Another definite issue which stems from the structure is simply how predictable certain twists are. Now, if this was building up to a jump-scare or two this would be fine and, in fact, the one time the more predictable moments are used to establish a jump scare does work in its favour. It's used as any good one should, to build up dread and a creeping sense of fear. However, at other stages you're just left scratching your head at certain turns or leaps in logic. Even ignoring some of the more awkward dialogue here and there, and there are some rather dumb bits, the decisions made are difficult to truly follow. For example, we know the monster is after Bill. It has followed her first and foremost from start to finish, but the story diverts itself to help set up a future plot arc surrounding something underneath the university. They think it's might be trying to raid it, when there's little established to truly confirm this fact.

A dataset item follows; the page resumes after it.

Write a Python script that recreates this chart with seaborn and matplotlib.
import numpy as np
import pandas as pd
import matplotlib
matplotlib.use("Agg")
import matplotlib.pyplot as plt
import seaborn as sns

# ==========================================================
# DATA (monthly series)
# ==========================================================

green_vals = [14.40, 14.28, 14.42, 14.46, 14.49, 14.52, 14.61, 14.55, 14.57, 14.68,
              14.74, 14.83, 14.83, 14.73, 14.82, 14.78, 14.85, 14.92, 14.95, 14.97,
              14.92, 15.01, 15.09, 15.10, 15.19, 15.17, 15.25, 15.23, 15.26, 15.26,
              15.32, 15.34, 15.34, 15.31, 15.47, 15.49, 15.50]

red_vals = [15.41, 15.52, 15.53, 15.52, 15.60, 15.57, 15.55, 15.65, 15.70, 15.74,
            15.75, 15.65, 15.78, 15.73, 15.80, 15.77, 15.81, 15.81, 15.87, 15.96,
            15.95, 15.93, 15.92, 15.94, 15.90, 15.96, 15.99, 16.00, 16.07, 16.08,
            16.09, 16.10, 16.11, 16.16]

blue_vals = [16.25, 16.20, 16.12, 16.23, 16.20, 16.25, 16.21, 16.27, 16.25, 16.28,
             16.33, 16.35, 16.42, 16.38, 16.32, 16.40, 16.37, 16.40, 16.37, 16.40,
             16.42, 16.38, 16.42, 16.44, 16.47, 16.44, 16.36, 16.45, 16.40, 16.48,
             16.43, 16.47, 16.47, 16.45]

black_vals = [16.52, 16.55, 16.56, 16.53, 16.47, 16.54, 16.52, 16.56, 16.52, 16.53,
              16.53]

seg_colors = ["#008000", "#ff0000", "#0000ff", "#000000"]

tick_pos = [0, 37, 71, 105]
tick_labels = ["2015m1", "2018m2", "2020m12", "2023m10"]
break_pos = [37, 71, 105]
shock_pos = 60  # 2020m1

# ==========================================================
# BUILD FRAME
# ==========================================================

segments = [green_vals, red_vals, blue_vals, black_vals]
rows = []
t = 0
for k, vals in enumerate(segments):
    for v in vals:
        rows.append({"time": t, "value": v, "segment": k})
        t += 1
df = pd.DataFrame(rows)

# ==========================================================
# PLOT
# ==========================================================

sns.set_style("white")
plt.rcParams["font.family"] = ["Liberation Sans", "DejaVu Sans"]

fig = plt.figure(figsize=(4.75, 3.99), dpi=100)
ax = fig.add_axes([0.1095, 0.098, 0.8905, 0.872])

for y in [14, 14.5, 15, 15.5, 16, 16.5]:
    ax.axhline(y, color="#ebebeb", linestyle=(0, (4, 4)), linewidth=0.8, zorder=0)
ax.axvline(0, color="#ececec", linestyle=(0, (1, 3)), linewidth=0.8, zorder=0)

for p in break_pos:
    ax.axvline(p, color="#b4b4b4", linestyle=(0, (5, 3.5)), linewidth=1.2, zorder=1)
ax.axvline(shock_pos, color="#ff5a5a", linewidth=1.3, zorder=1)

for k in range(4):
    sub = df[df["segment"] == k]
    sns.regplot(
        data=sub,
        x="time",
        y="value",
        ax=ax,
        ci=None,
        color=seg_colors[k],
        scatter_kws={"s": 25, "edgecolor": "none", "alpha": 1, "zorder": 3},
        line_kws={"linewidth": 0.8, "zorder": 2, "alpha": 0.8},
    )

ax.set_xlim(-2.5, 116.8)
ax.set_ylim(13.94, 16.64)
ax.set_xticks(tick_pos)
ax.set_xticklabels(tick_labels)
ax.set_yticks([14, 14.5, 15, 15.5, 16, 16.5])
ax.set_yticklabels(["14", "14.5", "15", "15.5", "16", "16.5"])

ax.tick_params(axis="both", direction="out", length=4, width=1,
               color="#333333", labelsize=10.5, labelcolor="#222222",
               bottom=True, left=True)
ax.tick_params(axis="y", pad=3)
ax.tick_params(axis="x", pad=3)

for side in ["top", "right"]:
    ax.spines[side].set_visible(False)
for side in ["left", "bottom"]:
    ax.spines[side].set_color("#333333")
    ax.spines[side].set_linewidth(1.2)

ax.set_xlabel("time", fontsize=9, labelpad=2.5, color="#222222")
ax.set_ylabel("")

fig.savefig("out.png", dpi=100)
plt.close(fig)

A further, and very notable, problem also stems from the sheer lack of subtlety within many scenes. Now, on the one hand, the unconventional style and presentation helps to excuse this. It's stylized and interesting enough to really keep you hooked, while also being very big and bold throughout the tale. However, when the script hinges on a clever twist and many of the shout-outs to past events are being actively shoved in your face, it can seem a little insulting to your intelligence. This is especially bad when it comes to the initial scene which, in an otherwise wonderful format which is excellently presented, feels the need to pause an then perform close-ups on each meaningful easter egg is infuriating. As are more than a few points where it really keeps repeatedly highlighting anything remotely relevant to the plot, until the audience is left with little to nothing to figure out for themselves.

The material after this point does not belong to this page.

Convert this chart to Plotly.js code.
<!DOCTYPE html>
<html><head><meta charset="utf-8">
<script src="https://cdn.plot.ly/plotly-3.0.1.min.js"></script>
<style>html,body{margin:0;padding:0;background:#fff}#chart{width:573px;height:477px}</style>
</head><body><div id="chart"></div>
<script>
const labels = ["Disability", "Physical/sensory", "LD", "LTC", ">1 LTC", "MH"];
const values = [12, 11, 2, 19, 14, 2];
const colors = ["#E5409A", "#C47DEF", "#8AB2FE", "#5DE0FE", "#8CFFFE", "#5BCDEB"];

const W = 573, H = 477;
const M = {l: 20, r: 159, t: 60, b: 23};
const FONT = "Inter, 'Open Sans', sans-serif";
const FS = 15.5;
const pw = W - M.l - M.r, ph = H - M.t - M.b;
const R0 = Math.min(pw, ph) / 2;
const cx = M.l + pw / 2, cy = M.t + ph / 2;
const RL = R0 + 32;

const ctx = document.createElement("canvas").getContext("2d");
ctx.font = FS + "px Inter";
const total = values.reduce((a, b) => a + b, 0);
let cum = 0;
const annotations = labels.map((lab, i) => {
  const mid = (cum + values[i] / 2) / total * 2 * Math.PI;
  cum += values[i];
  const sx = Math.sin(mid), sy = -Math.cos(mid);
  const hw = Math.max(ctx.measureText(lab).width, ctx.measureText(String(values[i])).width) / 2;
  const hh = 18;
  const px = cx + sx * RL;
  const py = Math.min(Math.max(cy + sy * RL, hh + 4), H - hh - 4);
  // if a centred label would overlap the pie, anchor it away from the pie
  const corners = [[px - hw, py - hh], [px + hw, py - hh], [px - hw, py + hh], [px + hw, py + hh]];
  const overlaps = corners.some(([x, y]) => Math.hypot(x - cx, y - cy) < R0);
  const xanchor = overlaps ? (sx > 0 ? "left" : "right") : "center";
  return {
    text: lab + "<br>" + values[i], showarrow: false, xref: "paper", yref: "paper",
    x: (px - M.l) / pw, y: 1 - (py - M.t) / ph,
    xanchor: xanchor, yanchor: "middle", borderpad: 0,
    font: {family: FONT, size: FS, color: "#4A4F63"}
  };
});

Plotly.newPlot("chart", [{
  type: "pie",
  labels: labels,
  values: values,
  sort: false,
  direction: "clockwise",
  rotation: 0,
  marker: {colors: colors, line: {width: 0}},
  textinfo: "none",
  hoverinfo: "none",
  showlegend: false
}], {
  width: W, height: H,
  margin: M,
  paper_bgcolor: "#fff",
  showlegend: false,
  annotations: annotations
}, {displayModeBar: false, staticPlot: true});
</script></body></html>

However, perhaps the most irksome part is the sheer lack of answers we get when it comes to the villain. Okay, there's a few basic hints and suggestions here and there, but besides that we don't get much at all. What spacecraft did this come from? How does it work? Where does it originate from? Why was it even there? None of these are ever answered, and for a force so powerful as this one, that's not enigmatic that's just infuriating. If there had just been a few more answers, something to help add a name to the face and to build upon the concepts established that would have greatly offset this. Instead, we're left with a scary and effective villain for the episode, but one which lacks any real depth or purpose beyond plot requirements.
This one will likely split fans on just what they favour the most, and how well they think many of its ideas were executed. Personally though, while it's certainly a bit less ambitious than some previous efforts, there seems to be a concerted effort to just get things right. This isn't so much reaching for the stars and repeatedly failing so much as asking "So, what did we get right last time, how can we improve on that, and what can we experiment with?" Overall, this definitely works in its favour so far as I am concerned, as while the story itself is relatively simple and the character drama is mostly straight forwards, but it's executed well enough that you can understandably forgive that.
If you do find a few of the more obvious twists mentioned to be irksome or the push to be overly quirky for its own sake, then I will understand entirely why you'd dislike this. Given Doctor Who's often unconventional nature and the fact this is the series finding its footing again though, it's enjoyable enough for an outing setting up the new status quo.